Trial profile
*Randomisation occurred between May 26, 2010, and April 20, 2016. †Randomisation occurred between Jan 13, 2011, and Aug 11, 2017. ‡Censored for progression-free survival analysis.
Patients who were young and fit to tolerate autologous stem-cell transplantation (transplantation eligible) entered the intensive treatment pathway. Older and less fit patients (transplantation ineligible) entered the non-intensive treatment pathway. Strict age limits were deliberately avoided so that fit, older patients could receive intensive therapy and undergo autologous stem-cell transplantation. However, generally, patients aged 60 years or younger entered the intensive (younger, fitter) pathway; those aged 70 years or older entered the non-intensive (older, less fit) pathway; and those aged 61–69 years were eligible for either intensive or non-intensive therapy. The decision of treatment pathway was made on an individual patient basis, taking into account Eastern Cooperative Oncology Group performance status, clinician judgment, and patient preference.
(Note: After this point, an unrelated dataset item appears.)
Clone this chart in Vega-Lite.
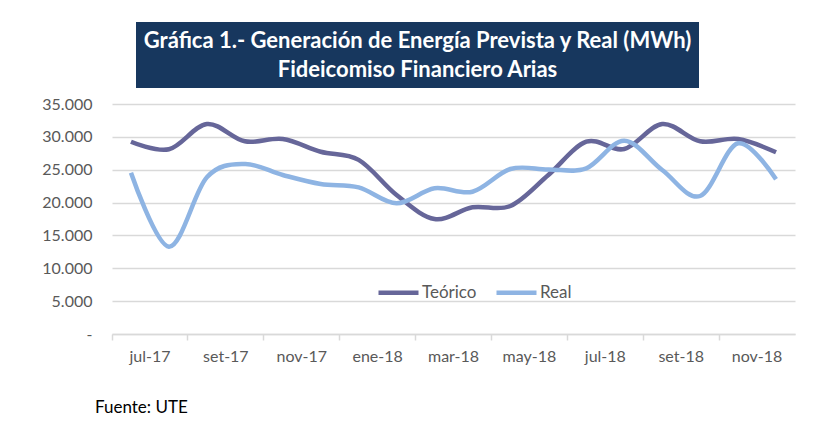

For the maintenance therapy randomisation, eligible patients were those who completed their assigned induction therapy according to the protocol (a minimum of four cycles of cyclophosphamide, thalidomide, and dexamethasone [CTD]; cyclophosphamide, lenalidomide, and dexamethasone [CRD]; or carfilzomib, cyclophosphamide, lenalidomide, and dexamethasone [KCRD] in the intensive pathway, or a minimum of six cycles of attenuated CTD or attenuated CRD in the non-intensive pathway), and had achieved at least a minimal response and received at least 100 mg/m2 melphalan if assigned to intensive treatment.
The study was approved by the national ethics review board (National Research Ethics Service, London, UK), institutional review boards of the participating centres, and the competent regulatory authority (Medicines and Healthcare Products Regulatory Agency, London, UK), and was undertaken according to the Declaration of Helsinki and the principles of Good Clinical Practice as espoused in the Medicines for Human Use (Clinical Trials) Regulations. All patients provided written informed consent. The study is closed for accrual, but follow-up continues for planned long-term analysis.